Bahkan 20 kalangan akademisi dari berbagai latar belakang keilmuan yang hadir dalam diskusi bersama cagub Sulsel Syahrul Yasin Limpo di Makassar Golden Hotel (MGH), Minggu (20/1/2013) malam, ramai-ramai menyoroti kinerja pihak penyelenggara pemilu atau KPU yang dituding tidak profesional dan netral.
"Kami sangat menyayangkan atas ditiadakannya debat kandidat sesi 2 yang dilakukan oleh KPU. Ternyata bukan rakyat yang tidak siap berdemokrasi tetapi ternyata justru KPU lah yang tidak siap berdemokrasi. Hal ini sangat memalukan karena selama proses pilkada di Indonesia baru kali ini ada pembatalan dan itu terjadi di Sulsel," tegas akademisi dari UVRI dr Saifuddin Al Mukni, Senin (21/1/2013)
Bukan hanya Saifuddin Al Mukni yang kecewa atas sikap KPU yang dinilai tidak netral lagi.
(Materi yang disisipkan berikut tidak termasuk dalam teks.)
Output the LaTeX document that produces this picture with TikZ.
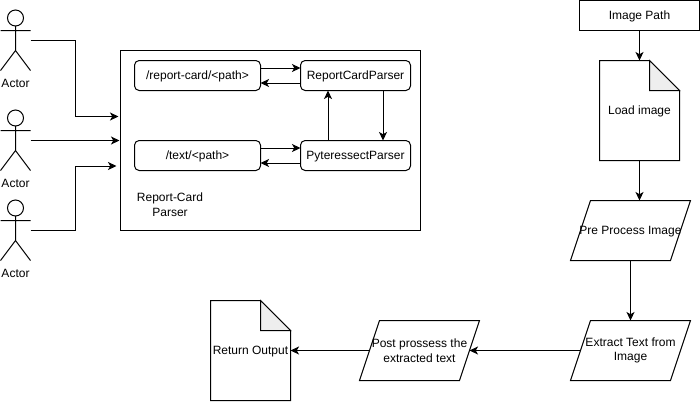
\documentclass[tikz,border=0pt]{standalone}
\usepackage{fontspec}
\setmainfont{Liberation Sans}
\usetikzlibrary{arrows.meta,positioning,calc}
\definecolor{foldgray}{HTML}{EEEEEE}
\tikzset{
  oneline/.style={text height=7pt,text depth=1pt},
  plainbox/.style={draw=black,line width=0.75pt,outer sep=0pt,inner sep=0pt,align=center},
  route/.style={plainbox,oneline,rounded corners=3.5pt,minimum height=22.5pt,minimum width=94.5pt},
  parser/.style={plainbox,oneline,rounded corners=3.5pt,minimum height=22.5pt,minimum width=82.5pt},
  docbox/.style={oneline,outer sep=0pt,inner sep=0pt,align=center,minimum height=75pt,minimum width=60pt},
  parabox/.style={outer sep=0pt,inner sep=0pt,align=center,minimum height=45pt,minimum width=90pt},
  outline/.style={draw=black,line width=0.75pt,line join=miter},
  arrow/.style={-{Stealth[length=6.4pt,width=6pt,inset=1.7pt]},line width=0.75pt,draw=black}
}
\newcommand{\docoutline}[1]{
  \draw[outline] (#1.north west) -- ($(#1.north east)+(-30,0)$) -- ($(#1.north east)+(0,30)$) -- (#1.south east) -- (#1.south west) -- cycle;
  \draw[outline,fill=foldgray] ($(#1.north east)+(-30,0)$) -- ($(#1.north east)+(-30,30)$) -- ($(#1.north east)+(0,30)$) -- cycle;
}
\newcommand{\paraoutline}[1]{
  \draw[outline] ($(#1.north west)+(20,0)$) -- (#1.north east) -- ($(#1.south east)+(-20,0)$) -- (#1.south west) -- cycle;
}
\begin{document}
\begin{tikzpicture}[x=0.75pt,y=-0.75pt,font=\fontsize{9}{11}\selectfont,node distance=30pt]
    \useasboundingbox (0,0) rectangle (700,401);
    % actors
    \foreach \n/\y in {one/0,two/100,three/190}{
      \begin{scope}[yshift=-0.75pt*\y]
        \draw[outline] (15.5,18) circle[radius=8];
        \draw[outline] (15.5,26) -- (15.5,50.5) (0.5,30.5) -- (30.5,30.5) (0.5,70.5) -- (15.5,50.5) -- (30.5,70.5);
        \node[oneline,inner sep=0pt] (label\n) at (15.5,83.5) {Actor};
        \coordinate (actor\n) at (30.5,40.5);
      \end{scope}
    }
    % parser box
    \node[plainbox,minimum width=225pt,minimum height=135pt] (frame) at (270.5,140.5) {};
    \node[route] (report) at (197.5,75.5) {/report-card/<path>};
    \node[parser,right=30pt of report] (reportparser) {ReportCardParser};
    \node[route,below=37.5pt of report] (text) {/text/<path>};
    \node[parser,right=30pt of text] (tessparser) {PyteressectParser};
    \node[inner sep=0pt,align=center] (title) at (170,205) {Report-Card\\Parser};
    \coordinate (inone) at (118.5,116.5);
    \coordinate (intwo) at (119.5,140.5);
    \coordinate (inthree) at (116.5,166);
    \draw[arrow] (actorone) -| (75.5,116.5) -- (inone);
    \draw[arrow] (actortwo) -- (intwo);
    \draw[arrow] (actorthree) -| (75.5,166) -- (inthree);
    \draw[arrow] ([yshift=5.625pt]report.east) -- ([yshift=5.625pt]reportparser.west);
    \draw[arrow] ([yshift=-5.625pt]reportparser.west) -- ([yshift=-5.625pt]report.east);
    \draw[arrow] ([yshift=5.625pt]text.east) -- ([yshift=5.625pt]tessparser.west);
    \draw[arrow] ([yshift=-5.625pt]tessparser.west) -- ([yshift=-5.625pt]text.east);
    \draw[arrow] ([xshift=-20.625pt]tessparser.north) -- ([xshift=-20.625pt]reportparser.south);
    \draw[arrow] ([xshift=20.625pt]reportparser.south) -- ([xshift=20.625pt]tessparser.north);
    % image flow
    \node[plainbox,oneline,minimum width=90pt,minimum height=22.5pt] (imagepath) at (639.5,15.5) {Image Path};
    \node[docbox,below=22.5pt of imagepath] (loadimage) {Load image};
    \node[parabox,oneline] (preprocess) at (630.5,230.5) {Pre Process Image};
    \node[parabox,below=45pt of preprocess] (extract) {Extract Text from\\Image};
    \node[parabox,left=68.25pt of extract] (postprocess) {Post prossess the\\extracted text};
    \node[docbox] (output) at (250.5,350.5) {Return Output};
    \docoutline{loadimage}
    \docoutline{output}
    \paraoutline{preprocess}
    \paraoutline{extract}
    \paraoutline{postprocess}
    \draw[arrow] (imagepath) -- (loadimage);
    \draw[arrow] (loadimage.south) -- (loadimage.south |- preprocess.north);
    \draw[arrow] (preprocess) -- (extract);
    \draw[arrow] ($(extract.west)+(10,0)$) -- ($(postprocess.east)+(-10,0)$);
    \draw[arrow] ($(postprocess.west)+(10,0)$) -- (output.east);
  \end{tikzpicture}
\end{document}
Melainkan dosen politik Universitas Muhammadiyah (Unismuh) Arqam Azikin juga ikut mengkritisi ketidak netralitas penyelenggara pemilu.
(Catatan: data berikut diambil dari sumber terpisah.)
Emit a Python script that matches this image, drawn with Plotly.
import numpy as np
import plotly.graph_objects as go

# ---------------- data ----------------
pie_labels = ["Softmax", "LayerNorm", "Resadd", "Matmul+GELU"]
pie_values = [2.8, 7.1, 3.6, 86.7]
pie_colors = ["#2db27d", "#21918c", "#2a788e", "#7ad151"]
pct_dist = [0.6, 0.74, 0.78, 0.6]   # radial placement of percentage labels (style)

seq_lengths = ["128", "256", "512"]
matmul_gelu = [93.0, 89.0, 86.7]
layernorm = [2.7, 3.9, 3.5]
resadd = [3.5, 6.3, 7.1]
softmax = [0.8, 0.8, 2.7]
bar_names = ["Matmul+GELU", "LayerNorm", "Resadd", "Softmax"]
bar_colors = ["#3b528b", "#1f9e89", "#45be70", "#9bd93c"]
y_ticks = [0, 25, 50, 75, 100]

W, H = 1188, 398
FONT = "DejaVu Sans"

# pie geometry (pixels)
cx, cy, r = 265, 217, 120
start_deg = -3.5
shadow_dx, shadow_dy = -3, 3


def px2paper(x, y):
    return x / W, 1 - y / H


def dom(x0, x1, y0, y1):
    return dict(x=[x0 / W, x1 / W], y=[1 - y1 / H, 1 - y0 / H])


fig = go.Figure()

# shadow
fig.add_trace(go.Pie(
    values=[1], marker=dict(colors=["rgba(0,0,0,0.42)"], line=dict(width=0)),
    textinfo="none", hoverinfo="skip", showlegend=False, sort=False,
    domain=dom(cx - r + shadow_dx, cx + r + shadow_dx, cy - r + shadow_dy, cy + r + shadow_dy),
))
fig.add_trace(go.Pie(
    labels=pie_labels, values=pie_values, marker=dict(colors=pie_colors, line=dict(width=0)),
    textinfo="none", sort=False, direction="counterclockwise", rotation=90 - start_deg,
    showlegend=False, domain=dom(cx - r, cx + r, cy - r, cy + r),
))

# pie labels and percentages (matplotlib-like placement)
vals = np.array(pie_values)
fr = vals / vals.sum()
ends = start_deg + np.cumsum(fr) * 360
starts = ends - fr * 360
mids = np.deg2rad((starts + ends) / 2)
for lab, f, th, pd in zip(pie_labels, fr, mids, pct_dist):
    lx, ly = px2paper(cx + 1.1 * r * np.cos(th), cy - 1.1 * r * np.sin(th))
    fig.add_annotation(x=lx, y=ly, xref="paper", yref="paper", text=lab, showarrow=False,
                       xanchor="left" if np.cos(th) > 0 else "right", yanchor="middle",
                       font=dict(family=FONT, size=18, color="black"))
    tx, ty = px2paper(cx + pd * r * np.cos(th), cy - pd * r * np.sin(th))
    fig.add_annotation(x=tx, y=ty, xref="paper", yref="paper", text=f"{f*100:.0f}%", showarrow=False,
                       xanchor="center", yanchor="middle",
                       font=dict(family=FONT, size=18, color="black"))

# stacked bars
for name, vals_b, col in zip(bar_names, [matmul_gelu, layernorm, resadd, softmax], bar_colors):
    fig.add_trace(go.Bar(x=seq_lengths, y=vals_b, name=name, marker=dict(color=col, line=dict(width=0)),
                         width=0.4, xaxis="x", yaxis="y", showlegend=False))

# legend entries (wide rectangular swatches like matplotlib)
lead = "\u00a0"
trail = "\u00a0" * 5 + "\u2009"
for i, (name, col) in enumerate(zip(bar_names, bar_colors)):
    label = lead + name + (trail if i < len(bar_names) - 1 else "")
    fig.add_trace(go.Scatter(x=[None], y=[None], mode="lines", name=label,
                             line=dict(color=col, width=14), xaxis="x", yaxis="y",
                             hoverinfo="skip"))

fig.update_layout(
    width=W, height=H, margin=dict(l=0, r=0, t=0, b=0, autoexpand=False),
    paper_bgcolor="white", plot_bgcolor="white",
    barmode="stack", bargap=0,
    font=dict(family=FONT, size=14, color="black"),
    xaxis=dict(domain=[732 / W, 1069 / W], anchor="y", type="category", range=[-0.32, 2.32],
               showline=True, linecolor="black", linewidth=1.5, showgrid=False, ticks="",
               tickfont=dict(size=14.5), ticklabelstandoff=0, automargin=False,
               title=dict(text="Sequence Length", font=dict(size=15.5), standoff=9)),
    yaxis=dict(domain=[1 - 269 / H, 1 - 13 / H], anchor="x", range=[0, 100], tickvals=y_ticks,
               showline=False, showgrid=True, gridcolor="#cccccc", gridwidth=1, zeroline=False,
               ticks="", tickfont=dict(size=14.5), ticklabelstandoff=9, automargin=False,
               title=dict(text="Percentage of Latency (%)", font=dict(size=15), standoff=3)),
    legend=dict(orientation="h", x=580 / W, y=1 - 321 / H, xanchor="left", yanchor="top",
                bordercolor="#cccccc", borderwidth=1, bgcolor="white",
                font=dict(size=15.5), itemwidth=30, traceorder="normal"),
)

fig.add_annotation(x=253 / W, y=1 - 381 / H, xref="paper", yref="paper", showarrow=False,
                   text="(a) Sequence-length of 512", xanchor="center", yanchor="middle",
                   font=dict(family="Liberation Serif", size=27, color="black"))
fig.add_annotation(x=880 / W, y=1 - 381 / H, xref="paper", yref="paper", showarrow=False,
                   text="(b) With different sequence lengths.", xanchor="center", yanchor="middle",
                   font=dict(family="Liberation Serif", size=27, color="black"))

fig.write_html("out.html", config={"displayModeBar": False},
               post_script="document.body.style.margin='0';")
Dia mengatakan, demokrasi di Sulsel sudah terciderai dengan sikap KPU yang menghilangkan salah satu agenda pilkada yakni debat kandidat.
"Dalam artian memang KPU tidak lagi clear bahkan tidak bisa menunjukkan sikap ke profesionalannya. Masa KPU yang justru meniadakan debat kandidat. Dan sikap yang dipertontonkan KPU itu sudah sangat memalukan masyarakat Sulsel," ujar Arqam diamini sejumlah akademisi lainnya seperti Prof dr Idrus Taba yang turut menyampaikan aspirasinya dalam diskusi tersebut.
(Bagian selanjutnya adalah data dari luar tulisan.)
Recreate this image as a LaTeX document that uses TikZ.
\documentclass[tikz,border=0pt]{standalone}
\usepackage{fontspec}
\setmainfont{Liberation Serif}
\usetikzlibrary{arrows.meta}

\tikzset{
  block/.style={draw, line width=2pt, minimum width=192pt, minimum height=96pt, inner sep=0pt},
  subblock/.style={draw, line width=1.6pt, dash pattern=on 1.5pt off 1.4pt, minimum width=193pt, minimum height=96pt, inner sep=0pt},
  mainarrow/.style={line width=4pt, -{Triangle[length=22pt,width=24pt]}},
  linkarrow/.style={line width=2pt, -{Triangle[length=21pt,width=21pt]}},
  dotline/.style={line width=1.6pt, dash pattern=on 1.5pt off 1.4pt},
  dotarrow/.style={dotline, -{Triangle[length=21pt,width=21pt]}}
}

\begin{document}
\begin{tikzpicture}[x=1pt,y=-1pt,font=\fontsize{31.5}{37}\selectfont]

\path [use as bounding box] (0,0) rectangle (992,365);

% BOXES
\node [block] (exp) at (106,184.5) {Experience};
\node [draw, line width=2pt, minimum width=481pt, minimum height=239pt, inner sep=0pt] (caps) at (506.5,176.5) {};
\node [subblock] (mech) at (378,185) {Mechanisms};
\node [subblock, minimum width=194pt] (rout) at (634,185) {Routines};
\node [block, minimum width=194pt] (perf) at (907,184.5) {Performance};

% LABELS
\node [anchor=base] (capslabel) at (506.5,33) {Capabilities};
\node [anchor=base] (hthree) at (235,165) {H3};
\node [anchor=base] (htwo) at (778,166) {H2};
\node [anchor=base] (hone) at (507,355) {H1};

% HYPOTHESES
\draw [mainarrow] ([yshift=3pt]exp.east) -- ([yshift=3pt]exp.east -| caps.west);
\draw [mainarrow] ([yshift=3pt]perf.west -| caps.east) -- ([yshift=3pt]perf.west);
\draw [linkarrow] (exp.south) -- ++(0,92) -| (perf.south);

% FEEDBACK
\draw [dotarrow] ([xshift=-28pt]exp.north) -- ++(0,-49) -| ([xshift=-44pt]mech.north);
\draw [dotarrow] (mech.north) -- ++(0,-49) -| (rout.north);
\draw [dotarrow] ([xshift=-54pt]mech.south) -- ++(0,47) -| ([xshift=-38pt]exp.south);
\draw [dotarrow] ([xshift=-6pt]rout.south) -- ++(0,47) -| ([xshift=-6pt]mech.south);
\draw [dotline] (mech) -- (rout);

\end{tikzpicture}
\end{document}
Namun dengan ditiadakannya debat kandidat sesi 2, Saifuddin meminta kepada calon gubernur Sulsel Syahrul Yasin Limpo, kiranya dapat melakukan upaya upaya reformasi di tubuh KPU, karena jangan sampai justru KPU yang tidak independent.
"Jika terpilih nantinya Pak Gub 22 Januari mendatang, salah satu harapan kami adalah segera mereformasi tubuh KPU," pintanya.
Bahkan kritikan keras atas ketidak netralan pihak KPU Sulsel disampaikan oleh Direktur Pasca Sarjana Universitas 45, Marwan Mas.
Di hadapan akademisi lainnya, Marwan meminta kepada seluruh elemen masyarakat dan lembaga lainnya untuk segera mengadili pihak KPU Sulsel kemana penggunaan anggaran debat kandidat yang mencapai Rp 500 juta tersebut.
"Dana itu kan digunakan untuk debat kandidat, dan hal itu harus dipertanayakan kemana penggunaannya karena debat kandidat juga ditiadakan. Ini bisa saja merupakan tindak pidana korupsi kewenangan," kata Marwan meminta agar lembaga legislatif juga ikut menyeroti penggunaan anggaran tersebut karena anggaran pilkada di sahkan di gedung kerakyatan.
Selain masyarakat Sulsel yang dipermalukan, Syahrul selaku incumbent juga sangat dirugikan dengan sikap KPU yang menghilangkan salah satu item proses pilkada.
"Jujur saja, saya dangat dirugikan dengan hal itu. Bahkan poin saya hilang sampai 6," kata Syahrul.